• ekşi sözlük yazarı olsa, pekala "ekşi sözlük" başlığına girebileceği bir entry olabilirdi bu küçük köşeyazısı. ayrı bir başlığa taşınıp tartışılmazdı da kanımca. köşeyazılarında konu sıkıntısı çeken her yazar(?) gibi tuna kiremitçi de çareyi sözlükte bulmuş; bunu da yadırgamıyoruz artık. popülerleşmesini istemiyorsan yazmazsın vatan gazetesine, duyurmazsın o gazeteyi okuyan kesime. önümüzdeki haftalarda da sözlükten gelen yanıtları köşe yazısına malzeme edip 1-2 haftayı daha konu arayışına girmeden kapatmış olacak tuna kiremitçi ve birkaç ay sonra unutulacak yazısı. sosyomat.com falan var onları konu edinebilir pekala, edinmesin ama. kendinden bahsetsin...

    ...öyle çok şey var ki bak sana dair...
  • mesela tuna kiremitçi nin yazısını somut ve en taze örnek olarak ele alırsak;

    bu girdiyi yazmaya başladığım anda 123 kişi sabahın 8 inden itibaren iyi yada kötü, boş yada dolu bir tepki vermiş kiremitçi nin yazısına. bu ekşi sözlüğün yok olduğunun` :bitti` ve sözlük olarak bir bilincin kaliteli veya kalitesiz var olmadığının yanlış bir önerme olduğunu açıkça ortaya koyuyor. yazısının sonunda yazısına tepkinin görüleceğini söylemesi bile ne kadar yalan bir önermeyi baştan kakaladığının kanıtı..

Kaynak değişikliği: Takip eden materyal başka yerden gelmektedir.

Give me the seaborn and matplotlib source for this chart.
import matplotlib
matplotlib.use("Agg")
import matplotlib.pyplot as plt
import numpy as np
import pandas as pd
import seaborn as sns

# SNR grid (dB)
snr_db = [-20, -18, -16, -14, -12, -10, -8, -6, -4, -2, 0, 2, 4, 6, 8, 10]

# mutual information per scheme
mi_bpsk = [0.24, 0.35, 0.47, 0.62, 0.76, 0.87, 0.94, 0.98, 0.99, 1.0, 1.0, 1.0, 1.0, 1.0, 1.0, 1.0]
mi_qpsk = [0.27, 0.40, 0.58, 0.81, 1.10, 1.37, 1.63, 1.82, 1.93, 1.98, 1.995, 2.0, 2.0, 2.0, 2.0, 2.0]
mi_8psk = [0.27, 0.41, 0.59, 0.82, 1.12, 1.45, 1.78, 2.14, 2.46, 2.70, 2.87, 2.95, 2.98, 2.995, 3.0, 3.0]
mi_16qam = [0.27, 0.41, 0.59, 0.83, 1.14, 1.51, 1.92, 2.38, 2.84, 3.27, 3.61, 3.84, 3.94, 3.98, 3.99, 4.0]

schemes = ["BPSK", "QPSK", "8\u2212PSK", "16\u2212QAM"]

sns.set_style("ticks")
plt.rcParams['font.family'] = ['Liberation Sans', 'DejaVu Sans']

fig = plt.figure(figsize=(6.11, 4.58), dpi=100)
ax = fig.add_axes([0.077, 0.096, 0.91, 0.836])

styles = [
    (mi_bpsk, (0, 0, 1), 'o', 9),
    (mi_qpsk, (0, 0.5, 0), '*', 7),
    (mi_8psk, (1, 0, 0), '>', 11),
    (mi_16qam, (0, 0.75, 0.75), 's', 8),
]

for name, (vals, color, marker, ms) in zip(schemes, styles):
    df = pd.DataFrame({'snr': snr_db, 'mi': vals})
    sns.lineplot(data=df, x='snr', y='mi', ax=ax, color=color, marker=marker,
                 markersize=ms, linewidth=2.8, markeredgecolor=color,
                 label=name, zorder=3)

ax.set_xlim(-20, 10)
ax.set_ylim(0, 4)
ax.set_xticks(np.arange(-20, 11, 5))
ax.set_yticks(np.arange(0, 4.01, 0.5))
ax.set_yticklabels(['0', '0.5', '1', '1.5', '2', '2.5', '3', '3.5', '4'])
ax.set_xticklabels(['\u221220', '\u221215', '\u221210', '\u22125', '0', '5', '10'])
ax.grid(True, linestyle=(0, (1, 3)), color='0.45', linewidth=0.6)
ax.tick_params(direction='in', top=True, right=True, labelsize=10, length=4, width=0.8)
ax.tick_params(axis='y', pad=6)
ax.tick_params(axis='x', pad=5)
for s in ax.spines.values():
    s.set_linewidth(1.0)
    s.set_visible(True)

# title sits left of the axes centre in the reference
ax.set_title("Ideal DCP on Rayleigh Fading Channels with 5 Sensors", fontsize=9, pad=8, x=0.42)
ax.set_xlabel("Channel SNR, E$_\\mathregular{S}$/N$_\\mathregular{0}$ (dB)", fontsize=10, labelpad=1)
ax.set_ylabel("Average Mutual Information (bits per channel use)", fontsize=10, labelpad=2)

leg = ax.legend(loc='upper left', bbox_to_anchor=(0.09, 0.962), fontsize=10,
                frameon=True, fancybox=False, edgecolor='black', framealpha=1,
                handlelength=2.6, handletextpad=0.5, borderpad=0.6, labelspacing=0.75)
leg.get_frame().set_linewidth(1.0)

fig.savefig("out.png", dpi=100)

    neyse asıl parmak basmak istediğim konu şu ki popülerizm ve rating kavramlarının kullanımı. rating bir kere başlı başına o kadar pop bir kavram ki; resmen gelip geçici yazsak reyting için hiç yanlış olmaz. tv dizilerinin hepsinin çok tuttuğunu şu anda yayında olan birçok dizinin 1 sene önce olmadığını da tv den gayet rahat görebiliyoruz. böyle bir popülerizm havası var caanım ülkemde. ayrıca ekşi sözlük günümüz görsel yada yazılı basının aksine eleştirdiği insanlar gibi popüler olmak isteyen yada olacağını iddaa eden bir topluluk değil. para kaygısının yazarlarda olmaması bunun sebebi olarak görülebilir. çok işe yarar bilgi yada çok değer taşıyan herhangi bir yorum yaptığımı söylemiyorum ama bugüne kadar kimse “ahah ne kadar komik olmuş, al sana 5 ytl” yada “çok güzel bir bakış açısı getirmişsin bu konuya,dünyaya ve evrenimize bu katkın için al sana 10 ytl” demedi. hiç kimseye de denildiğini zannetmiyorum.` :öyle bişey varsa msj atın olm` yazının başında karşılık beklemeden dünyanın en değerli şeyi "bilgi" yi paylaşan insanların mekanı olarak açıkladığını söylemiş yıllar önce. ben hala hiç bilmediğim birşey öğrenip ertesi gece de tekrar bu sözlüğe girip tekrar bu deja vu ları yaşayıp hergün öğrenmeye devam ediyorsam ve benim gibi okurlar olduğuna eminim ki ; sözlüğü sözlük yapan bu kadar ilgi gösteren ve kendi dışındaki ilgiyi de yaratan yazarı değildir okuyucusudur; bu da sözlüğü basın sınıfına sokan bir özellik sayesinde reytingi yada gelip geçiciliği yaratmıştır.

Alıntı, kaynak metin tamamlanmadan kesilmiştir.